Housing starts were down 17 percent through August compared to a year ago, according to the Home Builders Association of Greater Cincinnati. Demand is still high, however, considering 1999 was a record year for the industry.
''The biggest reason (for the labor shortage) is that things have been so good for so long, and I'm certainly not complaining. '' May said.
Ireland May builds six to eight homes a year priced at $600,000 and higher. It hires bricklayers six to eight weeks before the job is set to begin. The company rehires the same crews repeatedly to help ensure quality and consistency.

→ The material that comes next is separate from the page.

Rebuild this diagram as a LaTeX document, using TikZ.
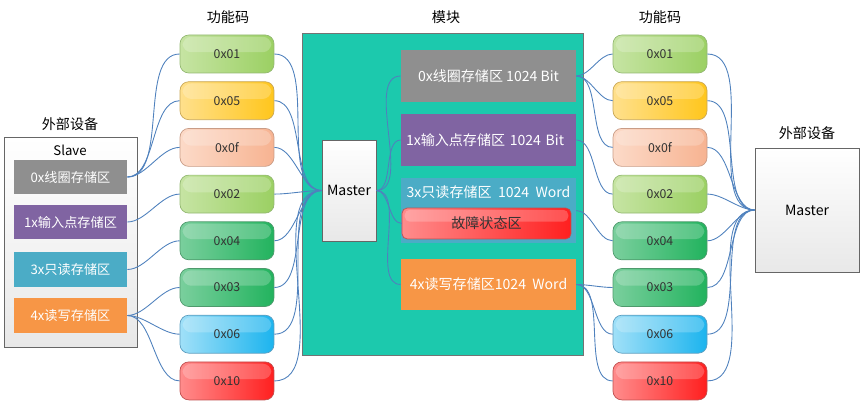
\documentclass[tikz,border=0pt]{standalone}
\usepackage{fontspec}
\setmainfont{Noto Sans CJK SC}
\usepackage{tikz}
\usetikzlibrary{calc}
\definecolor{lnk}{RGB}{79,129,189}
\definecolor{teal}{RGB}{28,201,173}
\definecolor{gry}{RGB}{143,143,143}
\definecolor{pur}{RGB}{128,100,162}
\definecolor{cya}{RGB}{75,172,198}
\definecolor{ora}{RGB}{247,150,70}
\definecolor{lgL}{HTML}{C6E4A3}\definecolor{lgR}{HTML}{9BD063}\definecolor{lgD}{HTML}{93B872}
\definecolor{yeL}{HTML}{FFE08C}\definecolor{yeR}{HTML}{FFC61C}\definecolor{yeD}{HTML}{C9A756}
\definecolor{peL}{HTML}{FCDAC8}\definecolor{peR}{HTML}{F7B391}\definecolor{peD}{HTML}{C99C86}
\definecolor{dgL}{HTML}{7ACF9D}\definecolor{dgR}{HTML}{22B35E}\definecolor{dgD}{HTML}{4E9A6C}
\definecolor{blL}{HTML}{A0E0F8}\definecolor{blR}{HTML}{1CB4EE}\definecolor{blD}{HTML}{5C9EC0}
\definecolor{reL}{HTML}{FF8C8C}\definecolor{reR}{HTML}{FF1F1F}\definecolor{reD}{HTML}{C04F4F}
\tikzset{l/.style={font=\fontsize{8}{8}\selectfont}}
\tikzset{m/.style={font=\fontsize{7}{7}\selectfont}}
\tikzset{gloss/.style={path picture={\fill[white,opacity=.22]
  ([xshift=1.5pt,yshift=-1pt]path picture bounding box.north west) rectangle
  ([xshift=-1.5pt,yshift=1pt]path picture bounding box.east);}}}
\tikzset{code/.style={rounded corners=5pt, minimum width=1.88cm, minimum height=0.76cm,
  inner sep=0pt, m, text=black!80, gloss}}
\tikzset{store/.style={minimum width=2.26cm, minimum height=0.7cm, inner sep=0pt, text=white,
  font=\fontsize{7.5}{7.5}\selectfont}}
\tikzset{area/.style={minimum width=3.5cm, minimum height=1.04cm, inner sep=0pt, text=white, l}}
\tikzset{dev/.style={draw=black!60, top color=white, bottom color=black!9, inner sep=0pt}}
\tikzset{link/.style={draw=lnk, line width=0.5pt, out=0, in=180, looseness=0.8}}
\begin{document}
\begin{tikzpicture}[x=0.02cm, y=-0.02cm]
\useasboundingbox (0,0) rectangle (864,408);

% titles
\node[l] (tl) at (228,17) {功能码};
\node[l] (tm) at (446,17) {模块};
\node[l] (tr) at (660,17) {功能码};
\node[l] (dl) at (70,124) {外部设备};
\node[l] (dr) at (807,133) {外部设备};

% left device
\node[dev, minimum width=2.66cm, minimum height=4.2cm] (slave) at (70.5,242) {};
\node[font=\fontsize{7.5}{7.5}\selectfont] (st) at (70,150) {Slave};
\node[store, fill=gry] (s0) at (70.5,177) {0x线圈存储区};
\node[store, fill=pur] (s1) at (70.5,222) {1x输入点存储区};
\node[store, fill=cya] (s3) at (70.5,269.5) {3x只读存储区};
\node[store, fill=ora] (s4) at (70.5,315.5) {4x读写存储区};

% module
\node[draw=black!55, fill=teal, minimum width=5.62cm, minimum height=6.44cm] (mod) at (442.5,194) {};
\node[dev, minimum width=1.08cm, minimum height=2.02cm, l] (mst) at (349,190.5) {Master};
\node[area, fill=gry] (m0) at (488.5,76) {0x线圈存储区 1024 Bit};
\node[area, fill=pur, text width=3.3cm, align=left] (m1) at (488.5,140) {1x输入点存储区 1024 Bit};
\node[area, fill=cya, minimum height=1.3cm] (m3) at (488.5,210.5) {};
\node[l, text=white] (m3t) at (488.5,192) {3x只读存储区\ \ 1024\ \ Word};
\node[draw=reD, left color=reL, right color=reR, rounded corners=3pt, minimum width=3.38cm,
  minimum height=0.62cm, inner sep=0pt, l, text=black!80, gloss] (mf) at (486.5,223.5) {故障状态区};
\node[area, fill=ora] (m4) at (488.5,284.5) {4x读写存储区1024\ \ Word};

% right device
\node[dev, minimum width=2.08cm, minimum height=2.48cm, l] (ext) at (807,210) {Master};

% function codes
\foreach \i/\t/\col in {1/0x01/lg, 2/0x05/ye, 3/0x0f/pe, 4/0x02/lg,
                        5/0x04/dg, 6/0x03/dg, 7/0x06/bl, 8/0x10/re} {
  \node[code, left color=\col L, right color=\col R, draw=\col D] (fl\i) at (227,{54+46.7*(\i-1)}) {\t};
  \node[code, left color=\col L, right color=\col R, draw=\col D] (fr\i) at (660,{54+46.7*(\i-1)}) {\t};
  \draw[link] (fl\i.east) to (mst.west);
  \draw[link] (fr\i.east) to (ext.west);
}

% left links
\foreach \j in {1,2,3} \draw[link] (s0.east) to (fl\j.west);
\draw[link] (s1.east) to (fl4.west);
\draw[link] (s3.east) to (fl5.west);
\foreach \j in {6,7,8} \draw[link] (s4.east) to (fl\j.west);

% module links
\foreach \b in {m0,m1,mf,m4} \draw[link] (mst.east) to (\b.west);

% right links
\foreach \j in {1,2,3} \draw[link] (m0.east) to (fr\j.west);
\draw[link] (m1.east) to (fr4.west);
\draw[link] (m3.east) to (fr5.west);
\foreach \j in {6,7,8} \draw[link] (m4.east) to (fr\j.west);
\end{tikzpicture}
\end{document}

'' We've been fortunate in that we work with some really gifted people,'' May said.
Not every builder has been as fortunate. Tardiness and absenteeism were critical problems cited by 44 percent of the survey's respondents.
Every respondent listed unskilled labor as a critical problem on job sites.
W. Parker Cowgill, president of Park Homes in Milford, said his sub-contractors have had trouble finding workers.
But Cowgill, whose company builds four to eight homes a year priced higher than $500,000, said he maintains quality through exhaustive planning.
''I think if you get started early enough you can find people. It's really a matter of scheduling people and getting them lined up,'' Cowgill said. His Park Homes is ready to lay a foundation on a home. He scheduled a framer for the job two months ago.
He has enough work lined up to keep busy for a year, he said.
''It's a general trend we're seeing in all the trades across the country,'' Dressman said. ''It's a good problems, I guess, because it's an indication of just how well the economy is going.''
To combat the labor shortage, the Home Builders Association of Northern Kentucky is encouraging more participation in its Evening Trades Program, a four-year apprenticeship program for the carpentry, electricity, and heating and cooling trades.
About 200 students are signed up for twice-weekly evening classes this fall at vocational centers. Graduates are all but guaranteed a job when they're finished.
''We have most of the builders calling us wanting to know if we have people waiting for them,'' Dressman said. ''You can make a good living in these trades today.'
The Home Builders Association of Greater Cincinnati works with Great Oaks Institute of Technology and Career Development to train more crafts people.